Italian cornetto recipe: how to make the dough at home
You better use a mixer, because the processing time is long and it is tiring to work the dough for more than 15 – 20 minutes by hand until it is swollen, greasy, smooth, elastic, and well-strung.
3 or 4 hours before you prepare the pasta brioche, put in a bowl, sealed with a film:
- oranges and lemon’s grated peel,
- rum,
- vanilla,
- honey.
Place the flour, yeast, milk, and sugar in the mixer. Use mixer at low speed and mix the ingredients for a few seconds. Then add the eggs one at a time.
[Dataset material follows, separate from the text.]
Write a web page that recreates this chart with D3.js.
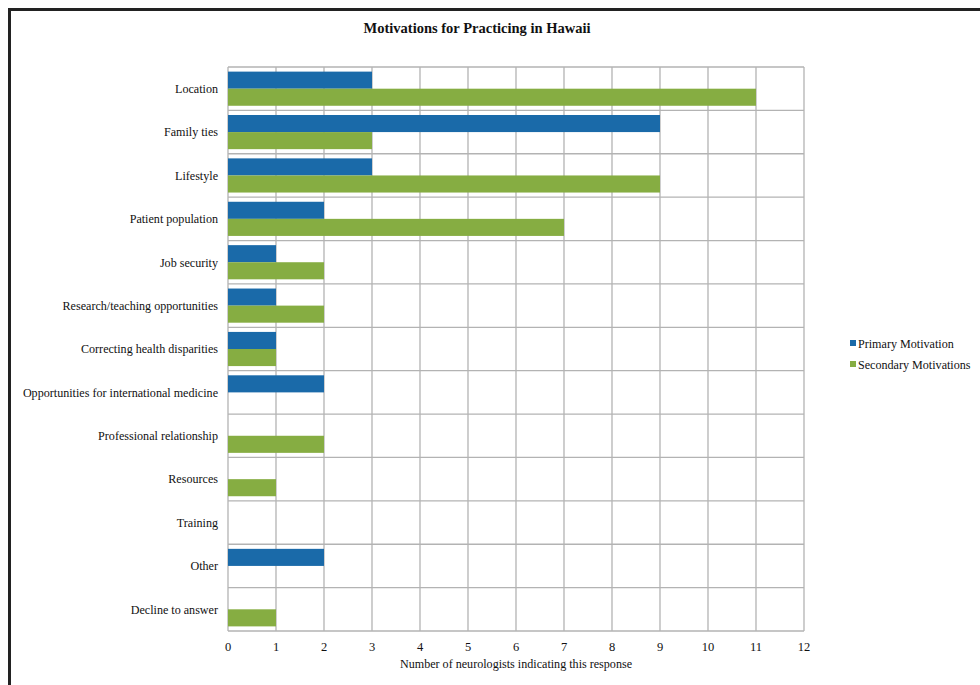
<!DOCTYPE html>
<html>
<head>
<meta charset="utf-8">
<script src="https://cdn.jsdelivr.net/npm/d3@7/dist/d3.min.js"></script>
<style>
  html, body { margin: 0; padding: 0; background: #fff; }
  svg { display: block; }
  text { font-family: "Liberation Serif", "Times New Roman", serif; fill: #111; }
</style>
</head>
<body>
<svg id="chart" width="980" height="685"></svg>
<script>
// Survey responses: reasons neurologists give for practicing in Hawaii
const categories = [
  "Location",
  "Family ties",
  "Lifestyle",
  "Patient population",
  "Job security",
  "Research/teaching opportunities",
  "Correcting health disparities",
  "Opportunities for international medicine",
  "Professional relationship",
  "Resources",
  "Training",
  "Other",
  "Decline to answer"
];
const primaryValues   = [3, 9, 3, 2, 1, 1, 1, 2, 0, 0, 0, 2, 0];
const secondaryValues = [11, 3, 9, 7, 2, 2, 1, 0, 2, 1, 0, 0, 1];
const seriesNames = ["Primary Motivation", "Secondary Motivations"];
const seriesColors = ["#1a6aa9", "#86ad42"];
const xTicks = [0, 1, 2, 3, 4, 5, 6, 7, 8, 9, 10, 11, 12];

const svg = d3.select("#chart");

// page frame
svg.append("path")
  .attr("d", "M9.5,685 V9.5 H980")
  .attr("fill", "none")
  .attr("stroke", "#222")
  .attr("stroke-width", 3);

const plot = { left: 228, right: 804, top: 67, bottom: 631 };

const x = d3.scaleLinear().domain([0, 12]).range([plot.left, plot.right]);
const y = d3.scaleBand().domain(categories).range([plot.top, plot.bottom]).paddingInner(0).paddingOuter(0);
const ySub = d3.scaleBand().domain([0, 1]).range([0, y.bandwidth()]).paddingInner(0).paddingOuter(0.27);

// grid
const grid = svg.append("g").attr("stroke", "#b3b3b3").attr("stroke-width", 1.3);
grid.selectAll("line.v").data(xTicks).join("line")
  .attr("class", "v")
  .attr("x1", d => x(d)).attr("x2", d => x(d))
  .attr("y1", plot.top).attr("y2", plot.bottom);
const hLines = categories.map(c => y(c)).concat([plot.bottom]);
grid.selectAll("line.h").data(hLines).join("line")
  .attr("class", "h")
  .attr("x1", plot.left).attr("x2", plot.right)
  .attr("y1", d => d).attr("y2", d => d);

// bars
const rows = categories.map((c, i) => ({ c, vals: [primaryValues[i], secondaryValues[i]] }));
const groups = svg.append("g").selectAll("g").data(rows).join("g")
  .attr("transform", d => `translate(0,${y(d.c)})`);
groups.selectAll("rect").data(d => d.vals.map((v, k) => ({ v, k })).filter(e => e.v > 0)).join("rect")
  .attr("x", x(0))
  .attr("y", e => ySub(e.k))
  .attr("width", e => x(e.v) - x(0))
  .attr("height", ySub.bandwidth())
  .attr("fill", e => seriesColors[e.k]);

// category labels
svg.append("g").selectAll("text").data(categories).join("text")
  .attr("x", 218)
  .attr("y", c => y(c) + y.bandwidth() / 2 + 1.5)
  .attr("text-anchor", "end")
  .attr("dominant-baseline", "middle")
  .attr("font-size", 12.1)
  .text(c => c);

// x tick labels
svg.append("g").selectAll("text").data(xTicks).join("text")
  .attr("x", d => x(d))
  .attr("y", 651)
  .attr("text-anchor", "middle")
  .attr("font-size", 12.5)
  .text(d => d);

// axis title
svg.append("text")
  .attr("x", (plot.left + plot.right) / 2)
  .attr("y", 668)
  .attr("text-anchor", "middle")
  .attr("font-size", 12.1)
  .text("Number of neurologists indicating this response");

// chart title
svg.append("text")
  .attr("x", 477)
  .attr("y", 33)
  .attr("text-anchor", "middle")
  .attr("font-size", 14.5)
  .attr("font-weight", "bold")
  .text("Motivations for Practicing in Hawaii");

// legend
const legend = svg.append("g").attr("transform", "translate(850,345)");
const items = legend.selectAll("g").data(seriesNames).join("g")
  .attr("transform", (d, i) => `translate(0,${i * 21})`);
items.append("rect")
  .attr("x", 0).attr("y", -5)
  .attr("width", 6).attr("height", 6)
  .attr("fill", (d, i) => seriesColors[i]);
items.append("text")
  .attr("x", 8).attr("y", 0.5)
  .attr("dominant-baseline", "middle")
  .attr("font-size", 12.1)
  .text(d => d);
</script>
</body>
</html>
Wait for each egg to be completely absorbed before inserting one more. Place in the basket the mixture of aromas. Insert small pieces of butter together with salt into the dough and when they are absorbed, insert some more pieces and so on.
The cooking of Italian cornetto
Place the brioche dough in a bowl for the first rising and cover it with a film, without leaving empty spaces and let it rise in a dry and drafts-free place at a temperature of 26 ° – 28 °. After 2 hours break the leavened dough and knead it quickly on a table. Make a new ball, place it back in the bowl, cover it with the film and place it in the fridge for about 8-9 hours. After rising in the fridge, let the brioche dough rest at room temperature for at least 20 minutes.
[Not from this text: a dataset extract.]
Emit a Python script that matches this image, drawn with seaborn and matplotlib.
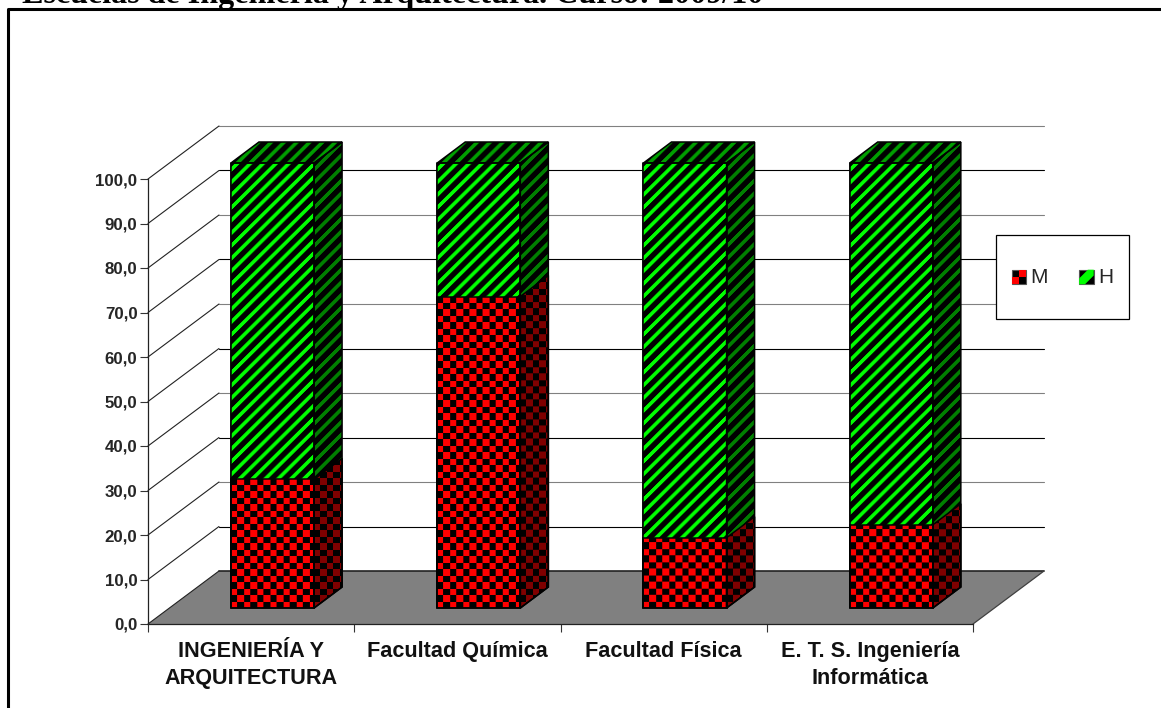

Roll out each part in a rectangle with a base of 8 inch length the one that comes. The thickness of the sheet is 0,40 inch. Trim the ends off so they are straight. Once you made the triangles, make your empty croissants, or stuff them with jam, Nutella, cream, fruit compote.
How to roll a cornetto
How to shape your cornetto? Let’s make it clearer. You can divide into pieces with a base of 4 inch, even 8 cm if you want smaller croissants. divide each rectangle into triangles. Make a cut in the center. Lift the triangle off the work surface and stretch it almost twice as much. Roll it up tightly but without pressing too hard. If you want stuffed croissants, make them 4 inch in the center, just above the cut, add 1 teaspoon of jam, cream, or Nutella.
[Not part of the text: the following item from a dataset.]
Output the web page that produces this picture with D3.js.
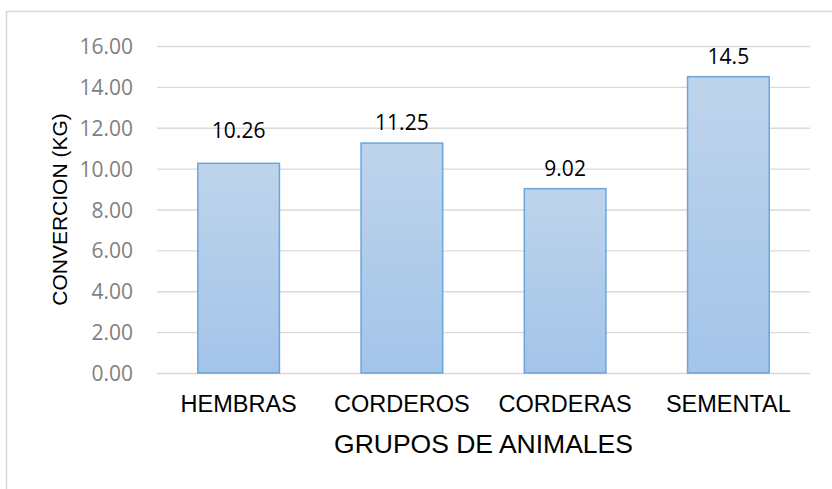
<!DOCTYPE html>
<html>
<head>
<meta charset="utf-8">
<script src="https://cdn.jsdelivr.net/npm/d3@7"></script>
<style>
  html, body { margin: 0; padding: 0; background: #fff; }
  svg { display: block; }
</style>
</head>
<body>
<svg id="chart" width="832" height="489"></svg>
<script>
// ---- data ----
const categories = ["HEMBRAS", "CORDEROS", "CORDERAS", "SEMENTAL"];
const values = [10.26, 11.25, 9.02, 14.5];
const valueLabels = ["10.26", "11.25", "9.02", "14.5"];
const yTicks = [0, 2, 4, 6, 8, 10, 12, 14, 16];
const xTitle = "GRUPOS DE ANIMALES";
const yTitle = "CONVERCION (KG)";

// ---- drawing ----
const svg = d3.select("#chart");
const W = 832, H = 489;
const plot = { left: 157, right: 810, top: 46, bottom: 373 };

const defs = svg.append("defs");
const grad = defs.append("linearGradient")
  .attr("id", "barGrad").attr("x1", 0).attr("y1", 0).attr("x2", 0).attr("y2", 1);
grad.append("stop").attr("offset", "0%").attr("stop-color", "#bed4ec");
grad.append("stop").attr("offset", "100%").attr("stop-color", "#a3c4e9");

// chart area border (top and left visible)
svg.append("path")
  .attr("d", `M6.5,${H} L6.5,11.5 L${W},11.5`)
  .attr("fill", "none").attr("stroke", "#d9d9d9").attr("stroke-width", 1.5);

const x = d3.scaleBand()
  .domain(categories)
  .range([plot.left, plot.right])
  .paddingInner(0.5)
  .paddingOuter(0.25);

const y = d3.scaleLinear()
  .domain([0, 16])
  .range([plot.bottom, plot.top]);

// gridlines via axis
const grid = svg.append("g")
  .attr("transform", `translate(${plot.left},0)`)
  .call(d3.axisRight(y).tickValues(yTicks).tickSize(plot.right - plot.left).tickFormat(""));
grid.select(".domain").remove();
grid.selectAll("line").attr("stroke", "#d9d9d9").attr("stroke-width", 1.3);

// y axis labels
const yAxis = svg.append("g")
  .attr("transform", `translate(${plot.left - 22},0)`)
  .call(d3.axisLeft(y).tickValues(yTicks).tickSize(0).tickPadding(2).tickFormat(d3.format(".2f")));
yAxis.select(".domain").remove();
yAxis.selectAll("text")
  .attr("fill", "#7f7f7f")
  .style("font-family", "'Open Sans', sans-serif")
  .style("font-size", "21px")
  .attr("dy", "0.36em");

// bars
svg.append("g").selectAll("rect")
  .data(categories)
  .join("rect")
  .attr("x", (d) => x(d))
  .attr("width", x.bandwidth())
  .attr("y", (d, i) => y(values[i]))
  .attr("height", (d, i) => y(0) - y(values[i]))
  .attr("fill", "url(#barGrad)")
  .attr("stroke", "#6aa5dc")
  .attr("stroke-width", 1.5);

// data labels
const lift = (d) => d === "HEMBRAS" ? 25 : 13;
svg.append("g").selectAll("text")
  .data(categories)
  .join("text")
  .attr("x", (d) => x(d) + x.bandwidth() / 2)
  .attr("y", (d, i) => y(values[i]) - lift(d))
  .attr("text-anchor", "middle")
  .attr("fill", "#000")
  .style("font-family", "'Open Sans', sans-serif")
  .style("font-size", "21px")
  .text((d, i) => valueLabels[i]);

// x axis category labels
const xAxis = svg.append("g")
  .attr("transform", `translate(0,${plot.bottom})`)
  .call(d3.axisBottom(x).tickSize(0).tickPadding(0));
xAxis.select(".domain").remove();
xAxis.selectAll("text")
  .attr("dy", null)
  .attr("y", 39)
  .attr("fill", "#000")
  .style("font-family", "'Liberation Sans', Arial, sans-serif")
  .style("font-size", "23.5px");

// axis titles
svg.append("text")
  .attr("x", (plot.left + plot.right) / 2)
  .attr("y", 453)
  .attr("text-anchor", "middle")
  .attr("fill", "#000")
  .style("font-family", "'Liberation Sans', Arial, sans-serif")
  .style("font-size", "26.5px")
  .text(xTitle);

svg.append("text")
  .attr("transform", `translate(67,${(plot.top + plot.bottom) / 2}) rotate(-90)`)
  .attr("text-anchor", "middle")
  .attr("fill", "#000")
  .style("font-family", "'Liberation Sans', Arial, sans-serif")
  .style("font-size", "21px")
  .text(yTitle);
</script>
</body>
</html>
8 tips about where to taste the best Italian cornetto in NY
if you are planning a visit to Italy, you will be spoiled for choice among all the bars and pastry shops where you can taste an Italian-style croissant. If you live in New York, instead, you’ll better follow my suggestion to make sure you enjoy real Italian cornetto types. This is my top 8 places where to go:
- Cerasella 3627 31st Street, Long Island City
- Fornaio Bakery ad Astoria
- Roma Cafe – Soho 29-14 30th Ave in Astoria
- Tarallucci e Vino restaurant and bistrot has its homemade pastry – East Village – 163 First Avenue, Union Square – 15 East 18th St, Upper West Side – 475 Columbus, NoMad – 44 East 28th St, Cooper Hewitt – 9 East 90th St
- Pasticceria Villabate – 7001 18th street Brooklyn
- Pasta Pane 58 W 8th St.
- Angelina’s Bakery Hell’s Kitchen – 575 8th Avenue, Central Park – 1427 Avenue of America
Finally, Caffé Sant’Ambroeus is a company of Italian origins by now very well established in New York and has many shops in town:
- Brookfield Place – 200 Vesey Street
- Madison Avenue – 1000 Madison Avenue
- West Village – 259 West 4th Street
- Soho – 265 Lafayette Street
- Midtown West – 15 West 56th Street
- Southampton – 30 Main Street, Southampton
- Hanley New York – 1136 3rd Avenue
- Loews Regency Hotel – 540 Park Avenue
- Sotheby’s – 1334 York Avenue
- Gelateria – 267 Lafayette Street
Types of cornetto
“Come lo vuoi?”. If you go inside a bar in Italy and you ask for a cornetto, this will be the first question they’ll make you. How do you want it? That’s because there are many types of cornetto and, the most good and creative the pastry is, the more cornetto types you’ll find. The first distinction we have to make is that between wholemeal cornetto, vegan cornetto, and classic cornetto. All three are called “empty” or simple because they have no filling and the difference is in the preparation of the dough. The main variants of the filling instead are chocolate, custard, cherry jam, and apricot jam. The most specialized pastry shops also sell croissants filled with white chocolate, pistachio cream, blueberries, and many others.